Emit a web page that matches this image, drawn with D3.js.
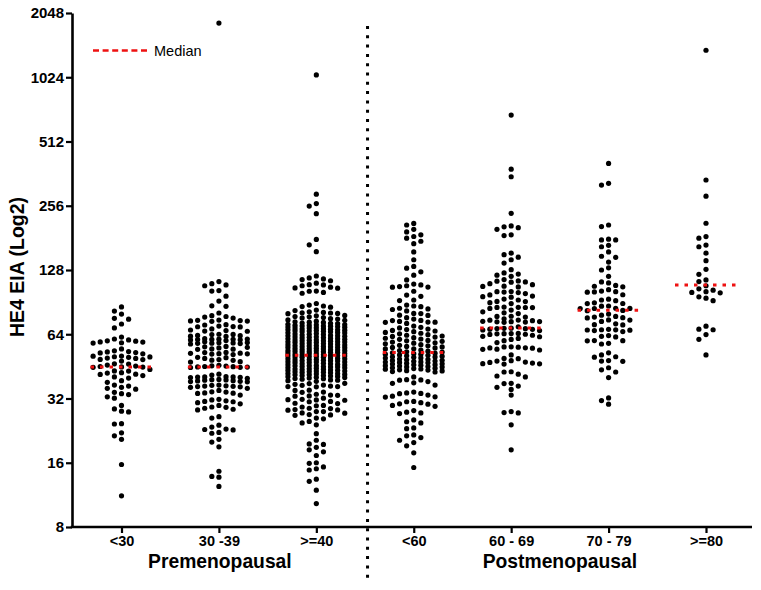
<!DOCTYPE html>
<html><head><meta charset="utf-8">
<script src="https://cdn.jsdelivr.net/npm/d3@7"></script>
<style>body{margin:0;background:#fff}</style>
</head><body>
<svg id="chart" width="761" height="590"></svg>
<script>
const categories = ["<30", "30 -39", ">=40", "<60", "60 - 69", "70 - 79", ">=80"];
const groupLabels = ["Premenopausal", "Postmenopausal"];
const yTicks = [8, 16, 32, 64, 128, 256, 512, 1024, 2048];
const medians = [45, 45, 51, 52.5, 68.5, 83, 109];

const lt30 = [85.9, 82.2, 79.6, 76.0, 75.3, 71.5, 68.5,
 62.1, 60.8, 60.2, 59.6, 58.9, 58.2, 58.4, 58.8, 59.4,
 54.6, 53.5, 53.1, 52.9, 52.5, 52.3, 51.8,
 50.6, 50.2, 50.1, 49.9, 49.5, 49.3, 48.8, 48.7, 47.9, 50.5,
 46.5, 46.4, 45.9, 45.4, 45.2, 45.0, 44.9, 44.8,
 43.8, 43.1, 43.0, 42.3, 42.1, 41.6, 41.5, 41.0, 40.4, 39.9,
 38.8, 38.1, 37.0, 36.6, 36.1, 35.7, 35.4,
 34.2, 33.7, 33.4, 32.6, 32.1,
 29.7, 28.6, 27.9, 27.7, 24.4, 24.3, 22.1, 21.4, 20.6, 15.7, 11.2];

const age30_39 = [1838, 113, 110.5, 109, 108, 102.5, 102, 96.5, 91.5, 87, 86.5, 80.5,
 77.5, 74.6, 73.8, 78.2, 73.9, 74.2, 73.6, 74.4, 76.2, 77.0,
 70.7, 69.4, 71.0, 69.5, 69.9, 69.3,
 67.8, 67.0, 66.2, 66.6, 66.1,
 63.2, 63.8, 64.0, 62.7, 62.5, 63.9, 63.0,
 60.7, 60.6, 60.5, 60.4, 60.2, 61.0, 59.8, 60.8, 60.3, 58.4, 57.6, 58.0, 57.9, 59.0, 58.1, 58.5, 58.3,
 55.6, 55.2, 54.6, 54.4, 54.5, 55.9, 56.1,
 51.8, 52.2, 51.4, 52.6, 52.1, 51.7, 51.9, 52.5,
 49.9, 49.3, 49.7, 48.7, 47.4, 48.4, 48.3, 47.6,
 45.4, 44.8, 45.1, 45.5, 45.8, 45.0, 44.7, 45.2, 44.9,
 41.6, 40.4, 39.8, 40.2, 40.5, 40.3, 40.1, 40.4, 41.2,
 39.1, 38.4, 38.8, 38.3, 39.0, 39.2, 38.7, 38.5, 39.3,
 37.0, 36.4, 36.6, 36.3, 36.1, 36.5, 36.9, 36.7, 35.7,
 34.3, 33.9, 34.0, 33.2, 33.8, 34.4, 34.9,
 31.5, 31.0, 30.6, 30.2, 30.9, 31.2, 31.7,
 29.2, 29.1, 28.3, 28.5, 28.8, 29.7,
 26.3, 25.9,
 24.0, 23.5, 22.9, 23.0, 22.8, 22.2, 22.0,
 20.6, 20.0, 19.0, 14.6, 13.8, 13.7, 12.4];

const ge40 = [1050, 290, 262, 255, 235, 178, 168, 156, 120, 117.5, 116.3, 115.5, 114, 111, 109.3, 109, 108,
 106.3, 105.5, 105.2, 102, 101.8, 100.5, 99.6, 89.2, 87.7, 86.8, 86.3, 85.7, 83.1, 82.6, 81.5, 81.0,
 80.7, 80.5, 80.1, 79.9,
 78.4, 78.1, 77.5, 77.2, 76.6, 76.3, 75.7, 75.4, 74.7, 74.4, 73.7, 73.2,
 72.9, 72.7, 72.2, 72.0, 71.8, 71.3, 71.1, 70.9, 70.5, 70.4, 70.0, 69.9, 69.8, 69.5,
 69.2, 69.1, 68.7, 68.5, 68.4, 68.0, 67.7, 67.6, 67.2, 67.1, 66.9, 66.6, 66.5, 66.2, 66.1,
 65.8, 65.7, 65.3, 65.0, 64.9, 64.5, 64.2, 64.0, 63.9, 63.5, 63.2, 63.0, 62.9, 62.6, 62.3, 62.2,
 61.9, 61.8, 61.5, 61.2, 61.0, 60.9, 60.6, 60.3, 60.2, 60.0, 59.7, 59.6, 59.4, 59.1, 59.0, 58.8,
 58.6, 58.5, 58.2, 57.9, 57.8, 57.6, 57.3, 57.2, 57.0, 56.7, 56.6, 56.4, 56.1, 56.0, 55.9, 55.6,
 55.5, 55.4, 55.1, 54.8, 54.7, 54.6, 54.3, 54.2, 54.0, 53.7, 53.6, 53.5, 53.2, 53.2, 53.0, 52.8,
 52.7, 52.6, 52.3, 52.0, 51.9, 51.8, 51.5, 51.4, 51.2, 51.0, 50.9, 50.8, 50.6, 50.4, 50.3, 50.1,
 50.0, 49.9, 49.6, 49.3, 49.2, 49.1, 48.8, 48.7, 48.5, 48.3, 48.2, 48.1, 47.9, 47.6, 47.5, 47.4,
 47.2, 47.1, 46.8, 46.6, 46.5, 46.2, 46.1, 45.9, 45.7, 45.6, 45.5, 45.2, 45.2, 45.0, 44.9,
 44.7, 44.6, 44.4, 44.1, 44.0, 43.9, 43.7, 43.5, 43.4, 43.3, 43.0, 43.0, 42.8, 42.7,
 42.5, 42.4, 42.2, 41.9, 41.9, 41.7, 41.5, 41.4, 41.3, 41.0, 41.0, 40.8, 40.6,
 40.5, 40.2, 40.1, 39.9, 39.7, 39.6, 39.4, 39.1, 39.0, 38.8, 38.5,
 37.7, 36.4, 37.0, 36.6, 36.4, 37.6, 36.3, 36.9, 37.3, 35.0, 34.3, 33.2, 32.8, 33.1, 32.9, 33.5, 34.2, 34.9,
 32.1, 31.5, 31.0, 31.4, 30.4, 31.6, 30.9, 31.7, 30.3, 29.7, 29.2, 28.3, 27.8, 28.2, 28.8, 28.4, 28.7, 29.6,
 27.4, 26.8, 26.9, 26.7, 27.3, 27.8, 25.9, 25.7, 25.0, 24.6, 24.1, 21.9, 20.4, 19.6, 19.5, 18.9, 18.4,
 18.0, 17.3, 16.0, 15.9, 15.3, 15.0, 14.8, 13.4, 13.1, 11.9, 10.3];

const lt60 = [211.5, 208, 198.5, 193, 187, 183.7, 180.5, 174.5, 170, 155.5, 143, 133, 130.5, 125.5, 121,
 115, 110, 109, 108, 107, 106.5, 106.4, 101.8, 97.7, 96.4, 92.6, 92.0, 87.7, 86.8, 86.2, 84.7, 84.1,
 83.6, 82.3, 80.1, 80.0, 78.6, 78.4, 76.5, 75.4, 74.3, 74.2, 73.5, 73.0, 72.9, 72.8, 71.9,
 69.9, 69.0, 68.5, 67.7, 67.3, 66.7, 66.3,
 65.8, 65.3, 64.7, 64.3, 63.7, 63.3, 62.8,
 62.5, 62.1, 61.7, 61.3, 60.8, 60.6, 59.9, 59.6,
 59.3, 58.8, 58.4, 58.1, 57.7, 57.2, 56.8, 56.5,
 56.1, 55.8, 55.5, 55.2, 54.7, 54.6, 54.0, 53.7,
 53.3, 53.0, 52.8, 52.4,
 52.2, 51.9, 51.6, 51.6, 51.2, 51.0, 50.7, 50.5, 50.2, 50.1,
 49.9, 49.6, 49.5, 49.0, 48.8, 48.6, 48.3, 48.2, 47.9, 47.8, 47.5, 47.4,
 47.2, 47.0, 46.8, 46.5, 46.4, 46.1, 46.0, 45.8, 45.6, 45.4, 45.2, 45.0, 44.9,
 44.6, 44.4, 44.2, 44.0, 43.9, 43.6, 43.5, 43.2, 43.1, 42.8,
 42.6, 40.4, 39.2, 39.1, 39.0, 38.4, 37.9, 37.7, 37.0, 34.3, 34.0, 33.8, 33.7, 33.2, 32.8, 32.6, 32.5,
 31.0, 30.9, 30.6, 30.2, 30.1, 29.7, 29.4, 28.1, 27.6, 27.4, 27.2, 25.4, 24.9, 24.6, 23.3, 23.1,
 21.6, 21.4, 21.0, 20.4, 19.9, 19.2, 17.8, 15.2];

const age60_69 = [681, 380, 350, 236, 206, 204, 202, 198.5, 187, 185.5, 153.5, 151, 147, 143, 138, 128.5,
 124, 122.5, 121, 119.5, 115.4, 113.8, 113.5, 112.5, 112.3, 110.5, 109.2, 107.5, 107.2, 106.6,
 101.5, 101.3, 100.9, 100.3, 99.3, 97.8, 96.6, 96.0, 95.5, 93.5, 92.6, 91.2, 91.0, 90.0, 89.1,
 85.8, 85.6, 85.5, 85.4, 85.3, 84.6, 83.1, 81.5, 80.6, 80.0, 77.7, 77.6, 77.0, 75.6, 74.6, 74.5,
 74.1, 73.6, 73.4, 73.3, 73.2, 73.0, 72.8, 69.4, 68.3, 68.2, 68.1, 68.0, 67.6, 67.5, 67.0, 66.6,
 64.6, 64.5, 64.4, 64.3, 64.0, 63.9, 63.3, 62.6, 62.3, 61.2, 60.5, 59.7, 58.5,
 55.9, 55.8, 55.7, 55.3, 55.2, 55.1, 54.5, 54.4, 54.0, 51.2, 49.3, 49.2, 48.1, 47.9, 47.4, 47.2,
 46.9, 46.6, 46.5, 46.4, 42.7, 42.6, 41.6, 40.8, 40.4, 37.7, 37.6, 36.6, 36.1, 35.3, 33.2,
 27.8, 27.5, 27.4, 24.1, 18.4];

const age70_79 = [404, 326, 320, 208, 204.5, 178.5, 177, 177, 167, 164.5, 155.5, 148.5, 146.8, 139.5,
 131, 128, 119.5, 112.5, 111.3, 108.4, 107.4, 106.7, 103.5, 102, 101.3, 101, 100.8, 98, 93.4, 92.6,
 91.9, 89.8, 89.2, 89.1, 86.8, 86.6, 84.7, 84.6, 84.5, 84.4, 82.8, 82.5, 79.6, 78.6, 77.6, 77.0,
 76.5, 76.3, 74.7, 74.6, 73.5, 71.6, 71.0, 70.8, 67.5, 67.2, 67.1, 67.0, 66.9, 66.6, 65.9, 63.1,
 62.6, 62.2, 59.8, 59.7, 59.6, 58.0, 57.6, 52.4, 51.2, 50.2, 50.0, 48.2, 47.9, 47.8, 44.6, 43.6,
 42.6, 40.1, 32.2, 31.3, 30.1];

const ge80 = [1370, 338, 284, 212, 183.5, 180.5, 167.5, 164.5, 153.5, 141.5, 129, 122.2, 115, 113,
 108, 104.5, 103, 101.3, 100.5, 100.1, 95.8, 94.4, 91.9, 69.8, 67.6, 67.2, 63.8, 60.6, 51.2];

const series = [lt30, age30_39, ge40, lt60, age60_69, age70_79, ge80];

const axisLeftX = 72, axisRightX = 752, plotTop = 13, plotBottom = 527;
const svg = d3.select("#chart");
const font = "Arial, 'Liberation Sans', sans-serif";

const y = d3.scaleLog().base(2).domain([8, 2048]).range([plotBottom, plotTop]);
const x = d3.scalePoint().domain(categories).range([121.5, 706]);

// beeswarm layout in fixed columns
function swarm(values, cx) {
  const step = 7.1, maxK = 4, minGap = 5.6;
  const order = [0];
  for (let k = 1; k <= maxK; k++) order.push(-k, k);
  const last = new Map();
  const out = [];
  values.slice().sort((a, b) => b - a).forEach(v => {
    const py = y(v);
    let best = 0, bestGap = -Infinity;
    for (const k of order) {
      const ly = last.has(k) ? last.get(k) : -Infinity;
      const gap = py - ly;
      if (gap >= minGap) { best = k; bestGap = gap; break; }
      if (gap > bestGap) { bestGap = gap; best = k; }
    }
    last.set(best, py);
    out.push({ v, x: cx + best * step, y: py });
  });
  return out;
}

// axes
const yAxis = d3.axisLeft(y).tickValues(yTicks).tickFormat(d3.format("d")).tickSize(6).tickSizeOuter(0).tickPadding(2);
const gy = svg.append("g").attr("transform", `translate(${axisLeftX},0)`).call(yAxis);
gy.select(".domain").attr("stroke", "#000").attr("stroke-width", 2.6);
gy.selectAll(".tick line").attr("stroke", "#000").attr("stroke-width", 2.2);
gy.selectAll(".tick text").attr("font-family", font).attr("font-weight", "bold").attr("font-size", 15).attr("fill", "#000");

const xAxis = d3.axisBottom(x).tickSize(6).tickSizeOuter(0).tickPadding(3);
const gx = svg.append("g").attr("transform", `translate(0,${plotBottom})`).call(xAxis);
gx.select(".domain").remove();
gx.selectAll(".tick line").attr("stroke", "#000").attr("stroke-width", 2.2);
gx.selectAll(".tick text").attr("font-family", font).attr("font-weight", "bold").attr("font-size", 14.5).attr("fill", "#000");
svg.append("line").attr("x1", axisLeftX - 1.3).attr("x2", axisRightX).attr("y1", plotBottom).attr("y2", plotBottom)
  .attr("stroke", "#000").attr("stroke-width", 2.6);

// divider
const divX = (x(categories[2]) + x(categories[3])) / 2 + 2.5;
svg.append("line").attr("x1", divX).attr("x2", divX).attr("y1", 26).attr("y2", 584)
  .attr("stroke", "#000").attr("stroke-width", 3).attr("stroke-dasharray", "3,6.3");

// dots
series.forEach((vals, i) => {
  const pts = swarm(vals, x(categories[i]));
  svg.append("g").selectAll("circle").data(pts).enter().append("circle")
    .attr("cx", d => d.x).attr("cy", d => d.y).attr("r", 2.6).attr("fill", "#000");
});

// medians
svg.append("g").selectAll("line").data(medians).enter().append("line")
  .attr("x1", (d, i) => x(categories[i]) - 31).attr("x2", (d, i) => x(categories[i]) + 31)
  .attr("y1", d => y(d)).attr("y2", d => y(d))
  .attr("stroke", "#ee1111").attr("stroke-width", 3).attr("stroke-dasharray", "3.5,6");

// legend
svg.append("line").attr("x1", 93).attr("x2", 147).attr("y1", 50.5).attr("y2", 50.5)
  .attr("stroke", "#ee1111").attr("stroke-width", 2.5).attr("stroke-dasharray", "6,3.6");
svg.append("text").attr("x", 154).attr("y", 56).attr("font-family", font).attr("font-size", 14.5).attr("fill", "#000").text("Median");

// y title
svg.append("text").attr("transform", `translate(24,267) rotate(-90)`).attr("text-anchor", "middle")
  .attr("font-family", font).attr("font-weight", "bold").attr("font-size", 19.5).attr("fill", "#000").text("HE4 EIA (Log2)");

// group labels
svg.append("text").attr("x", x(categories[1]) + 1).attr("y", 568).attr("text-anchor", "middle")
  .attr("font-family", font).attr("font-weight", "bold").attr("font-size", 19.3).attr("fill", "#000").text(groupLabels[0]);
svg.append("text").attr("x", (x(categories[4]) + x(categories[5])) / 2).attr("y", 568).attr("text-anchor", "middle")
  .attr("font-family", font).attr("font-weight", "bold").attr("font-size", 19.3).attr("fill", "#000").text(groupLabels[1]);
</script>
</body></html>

→ **The request**
Make an exact copy of the lines from the top of the material through the line with "20.6, 15.7, 11.2];", pictures excluded.

→ **Output below**
Emit a web page that matches this image, drawn with D3.js.
<!DOCTYPE html>
<html><head><meta charset="utf-8">
<script src="https://cdn.jsdelivr.net/npm/d3@7"></script>
<style>body{margin:0;background:#fff}</style>
</head><body>
<svg id="chart" width="761" height="590"></svg>
<script>
const categories = ["<30", "30 -39", ">=40", "<60", "60 - 69", "70 - 79", ">=80"];
const groupLabels = ["Premenopausal", "Postmenopausal"];
const yTicks = [8, 16, 32, 64, 128, 256, 512, 1024, 2048];
const medians = [45, 45, 51, 52.5, 68.5, 83, 109];

const lt30 = [85.9, 82.2, 79.6, 76.0, 75.3, 71.5, 68.5,
 62.1, 60.8, 60.2, 59.6, 58.9, 58.2, 58.4, 58.8, 59.4,
 54.6, 53.5, 53.1, 52.9, 52.5, 52.3, 51.8,
 50.6, 50.2, 50.1, 49.9, 49.5, 49.3, 48.8, 48.7, 47.9, 50.5,
 46.5, 46.4, 45.9, 45.4, 45.2, 45.0, 44.9, 44.8,
 43.8, 43.1, 43.0, 42.3, 42.1, 41.6, 41.5, 41.0, 40.4, 39.9,
 38.8, 38.1, 37.0, 36.6, 36.1, 35.7, 35.4,
 34.2, 33.7, 33.4, 32.6, 32.1,
 29.7, 28.6, 27.9, 27.7, 24.4, 24.3, 22.1, 21.4, 20.6, 15.7, 11.2];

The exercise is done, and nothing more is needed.